Scope and arrangement
The Haitian Government documents, 1947-1953, consists of diplomatic correspondence and documents pertaining to Haiti's relations with neighboring Dominican Republic between 1947-1950, and to the planning and implementation, between 1948-1952, of a United Nations technical assistance mission to Haiti. The collection documents the Haitian side of the negotiations leading to the Pact of Bogota agreement of June 1949, and to the OAS Investigating Committee report adopted unanimously by the OAS Permanent Council on April 8, 1950. Included are communications between the Department of Foreign Affairs in Port-au-Prince and Haiti's representatives in the Dominican Republic and at the OAS; Dominican Ambassador Joaquin Salazar's countercharges translated into French; and two reports on Haitian-Dominican relations and on the 1937 massacre of Haitians in the Dominican Republic. Other documents pertaining to Haitian-Dominican relations include a seven-page letter by Dominican ambassador and author Manuel Peña Batlle, with attachments, concerning Price-Mars's appointment as ambassador to the Dominican Republic.

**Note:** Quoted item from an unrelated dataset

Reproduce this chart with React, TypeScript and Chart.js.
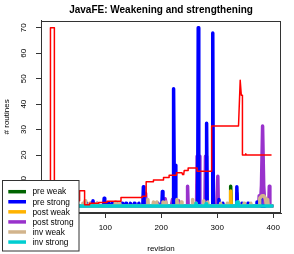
import { useEffect, useRef } from 'react';
import { Chart, registerables } from 'chart.js';

Chart.register(...registerables);

const FONT = "'Liberation Sans', Arial, Helvetica, sans-serif";

const TITLE = 'JavaFE: Weakening and strengthening';
const X_LABEL = 'revision';
const Y_LABEL = '# routines';

// tick marks (R pretty axis)
const X_TICKS = [0, 100, 200, 300, 400];
const Y_TICKS = [0, 10, 20, 30, 40, 50, 60, 70];

// legend entries (name, colour) for the six series
const SERIES_NAMES = ['pre weak', 'pre strong', 'post weak', 'post strong', 'inv weak', 'inv strong'];
const SERIES_COLORS = ['#006400', '#0000FF', '#FFB300', '#9932CC', '#D2B48C', '#00CED1'];
const TOTAL_COLOR = '#FF0000';

// [revision, # routines]
const preWeak: [number, number][] = [
  [1, 0], [323, 0], [324, 7.7], [325, 0], [398, 0],
];

const preStrong: [number, number][] = [
  [1, 0], [65, 0], [66, 1], [67, 0], [73, 0], [74, 1], [75, 0], [77, 0], [78, 2], [79, 0],
  [85, 0], [86, 1], [87, 0], [97, 0], [98, 3], [99, 0], [104, 0], [105, 1], [106, 0],
  [111, 0], [112, 1], [113, 0], [120, 0], [121, 1], [122, 0], [129, 0], [130, 1], [131, 0],
  [136, 0], [137, 1], [138, 0], [144, 0], [145, 1], [146, 0], [151, 0], [152, 1], [153, 0],
  [159, 0], [160, 1], [161, 0], [167, 0], [168, 7.5], [169, 0], [186, 0], [187, 1], [188, 0],
  [193, 0], [194, 1], [195, 0], [201, 0], [202, 5.7], [203, 0], [221, 0], [222, 46], [223, 16],
  [225, 16], [226, 0], [265, 0], [266, 70], [267, 0], [280, 0], [281, 32.5], [282, 0],
  [291, 0], [292, 68], [293, 0], [302, 0], [303, 2.5], [304, 0], [309, 0], [310, 1], [311, 0],
  [334, 0], [335, 7.5], [336, 0], [343, 0], [344, 1], [345, 0], [354, 0], [355, 1], [356, 0],
  [370, 0], [371, 1.5], [372, 0], [376, 0], [377, 3], [378, 0], [398, 0],
];

const postWeak: [number, number][] = [
  [1, 0], [323, 0], [324, 5.8], [325, 0], [398, 0],
];

const postStrong: [number, number][] = [
  [1, 0], [171, 0], [172, 5], [173, 0], [205, 0], [207, 2.8], [209, 0], [218, 0], [220, 2.5],
  [221, 0], [229, 0], [230, 2], [231, 0], [246, 0], [247, 7.7], [248, 0], [263, 0], [264, 19.5],
  [268, 19.5], [269, 0], [278, 0], [279, 19.5], [281, 19.5], [282, 0], [299, 0], [301, 11.6],
  [302, 0], [334, 0], [335, 5], [336, 0], [374, 0], [375, 4], [376, 0], [377, 0], [379, 8],
  [381, 31.4], [383, 8], [385, 0], [392, 0], [393, 7.7], [394, 0], [398, 0],
];

const invWeak: [number, number][] = [
  [1, 0], [59, 0], [60, 1], [61, 0], [63, 0], [64, 2], [65, 0], [71, 0], [72, 1], [73, 0],
  [84, 0], [85, 1], [86, 0], [117, 0], [118, 1.5], [119, 0], [124, 0], [125, 1], [126, 0],
  [175, 0], [176, 2.5], [177, 0], [185, 0], [186, 1.5], [187, 0], [191, 0], [192, 1.5], [193, 0],
  [202, 0], [203, 1.5], [204, 0], [207, 0], [208, 1.5], [209, 0], [227, 0], [228, 2.5], [229, 0],
  [235, 0], [236, 1.5], [237, 0], [255, 0], [256, 2.5], [257, 0], [261, 0], [262, 1], [263, 0],
  [275, 0], [276, 2], [277, 0], [282, 0], [283, 1.5], [284, 0], [305, 0], [306, 1], [307, 0],
  [317, 0], [318, 1], [319, 0], [337, 0], [338, 1.5], [339, 0], [347, 0], [348, 1], [349, 0],
  [359, 0], [360, 1], [361, 0], [375, 0], [376, 3], [378, 3.5], [380, 4], [383, 4], [386, 3],
  [388, 0], [389, 0], [390, 2.5], [391, 0], [398, 0],
];

const invStrong: [number, number][] = [
  [1, 0], [261, 0], [262, 1], [263, 0], [279, 0], [280, 0.8], [281, 0], [334, 0], [335, 1.5],
  [337, 1.5], [338, 0], [398, 0],
];

// red step line (total)
const total: [number, number][] = [
  [1, 2], [2, 2], [2, 70], [9, 70], [9, 2], [54, 2], [54, 5.9], [63, 5.9], [63, 0.4], [72, 0.4],
  [72, 1.0], [88, 1.0], [88, 1.3], [103, 1.3], [103, 1.8], [128, 1.8], [128, 3.3], [166, 3.3],
  [166, 3.8], [173, 3.8], [173, 9.5], [186, 9.5], [186, 10.2], [204, 10.2], [204, 11.2],
  [214, 11.2], [214, 12], [227, 12], [227, 13], [237, 13], [238, 12.3], [240, 12.3], [241, 13.9],
  [248, 13.9], [248, 14.9], [264, 14.9], [264, 13.6], [290, 13.6], [290, 31.4], [338, 31.4],
  [341, 49.4], [342, 49.4], [343, 43.5], [345, 43.5], [345, 20], [350, 20], [351, 20.5],
  [352, 20], [397, 20],
];

const SERIES = [preWeak, preStrong, postWeak, postStrong, invWeak, invStrong];
// drawing order: lower value drawn on top
const SERIES_ORDER = [6, 3, 5, 4, 2, 1];

const boxPlugin = {
  id: 'rbox',
  afterDatasetsDraw(chart: any) {
    const { ctx, chartArea } = chart;
    ctx.save();
    ctx.strokeStyle = '#333';
    ctx.lineWidth = 1;
    ctx.strokeRect(
      Math.round(chartArea.left) + 0.5,
      Math.round(chartArea.top) + 0.5,
      Math.round(chartArea.right - chartArea.left) - 1,
      Math.round(chartArea.bottom - chartArea.top) - 1,
    );
    ctx.restore();
  },
};

const legendPlugin = {
  id: 'rlegend',
  afterDraw(chart: any) {
    const { ctx } = chart;
    ctx.save();
    const x0 = 2.5, y0 = 180.5, w = 76.5, h = 70.5;
    ctx.fillStyle = '#fff';
    ctx.fillRect(x0, y0, w, h);
    ctx.strokeStyle = '#333';
    ctx.lineWidth = 1;
    ctx.strokeRect(x0, y0, w, h);
    ctx.font = `8.3px ${FONT}`;
    ctx.textBaseline = 'middle';
    ctx.textAlign = 'left';
    SERIES_NAMES.forEach((name, i) => {
      const y = 191.7 + i * 10.07;
      ctx.strokeStyle = SERIES_COLORS[i];
      ctx.lineWidth = 3.5;
      ctx.lineCap = 'butt';
      ctx.beginPath();
      ctx.moveTo(8.3, y);
      ctx.lineTo(26, y);
      ctx.stroke();
      ctx.fillStyle = '#000';
      ctx.fillText(name, 32.5, y + 0.5);
    });
    ctx.restore();
  },
};

export default function App() {
  const ref = useRef<HTMLCanvasElement>(null);
  useEffect(() => {
    const datasets: any[] = [
      {
        label: 'total',
        data: total.map(([x, y]) => ({ x, y })),
        borderColor: TOTAL_COLOR,
        borderWidth: 1.5,
        pointRadius: 0,
        tension: 0,
        order: 0,
        borderJoinStyle: 'round',
      },
      ...SERIES.map((s, i) => ({
        label: SERIES_NAMES[i],
        data: s.map(([x, y]) => ({ x, y })),
        borderColor: SERIES_COLORS[i],
        borderWidth: 3.5,
        pointRadius: 0,
        tension: 0,
        order: SERIES_ORDER[i],
        borderJoinStyle: 'round',
        borderCapStyle: 'round',
      })),
    ];
    const chart = new Chart(ref.current!, {
      type: 'line',
      data: { datasets },
      options: {
        responsive: false,
        animation: false,
        devicePixelRatio: 1,
        events: [],
        layout: { padding: { left: 0, right: 13, top: 0, bottom: 0 } },
        plugins: {
          legend: { display: false },
          tooltip: { enabled: false },
          title: {
            display: true,
            text: TITLE,
            fullSize: false,
            color: '#000',
            font: { family: FONT, size: 10, weight: 'bold', lineHeight: 1.2 },
            padding: { top: 4, bottom: 4.7 },
          },
        },
        scales: {
          x: {
            type: 'linear',
            min: -14.9,
            max: 413.9,
            afterFit: (s: any) => { s.height = 41; },
            afterBuildTicks: (s: any) => { s.ticks = X_TICKS.map((v) => ({ value: v })); },
            ticks: {
              autoSkip: false,
              maxRotation: 0,
              padding: 5,
              color: '#000',
              font: { family: FONT, size: 8 },
            },
            grid: { display: true, drawOnChartArea: false, drawTicks: true, tickLength: 5, color: '#333' },
            border: { display: true, color: '#333', width: 1 },
            title: {
              display: true,
              text: X_LABEL,
              color: '#000',
              font: { family: FONT, size: 8, lineHeight: 1.2 },
              padding: { top: 0, bottom: 0.5 },
            },
          },
          y: {
            type: 'linear',
            min: -2.8,
            max: 72.8,
            afterFit: (s: any) => { s.width = 41; },
            afterBuildTicks: (s: any) => { s.ticks = Y_TICKS.map((v) => ({ value: v })); },
            ticks: {
              autoSkip: false,
              minRotation: 90,
              maxRotation: 90,
              crossAlign: 'center',
              padding: 8.2,
              color: '#000',
              font: { family: FONT, size: 8 },
            },
            grid: { display: true, drawOnChartArea: false, drawTicks: true, tickLength: 5, color: '#333' },
            border: { display: true, color: '#333', width: 1 },
            title: {
              display: true,
              text: Y_LABEL,
              color: '#000',
              font: { family: FONT, size: 8, lineHeight: 1.2 },
              padding: { top: 1.7, bottom: 0 },
            },
          },
        },
      },
      plugins: [boxPlugin, legendPlugin],
    } as any);
    return () => chart.destroy();
  }, []);
  return (
    <div style={{ position: 'fixed', left: 0, top: 0, width: 294, height: 254, background: '#fff' }}>
      <canvas ref={ref} width={294} height={254} style={{ display: 'block', width: 294, height: 254 }} />
    </div>
  );
}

The collection also documents the various steps leading to the deployment of an economic and technical mission from the UN Economic and Social Council to assist the Estimé government in setting up a comprehensive development framework for Haiti. The UN Technical Assistance file comprises correspondence and other documents exchanged between the Haitian representation at the UN on the one hand, and President Estimé and Col. Antoine Levelt, a member of the Military Executive Committee that succeeded Estimé in power in 1950, on the other. Other documents pertain to a $4 million loan from the Export-Import Bank to finance an agricultural development project in the Artibonite Valley (1949); Walter White, National Secretary of the National Association for the Advancement of Colored People; and efforts to develop a ceramics village in 1947. There is also a correspondence file between Ambassador Joseph D. Charles in Washington and the General Secretary of the Department of Foreign Affairs, Max H. Dorsinville, in Port-au-Prince.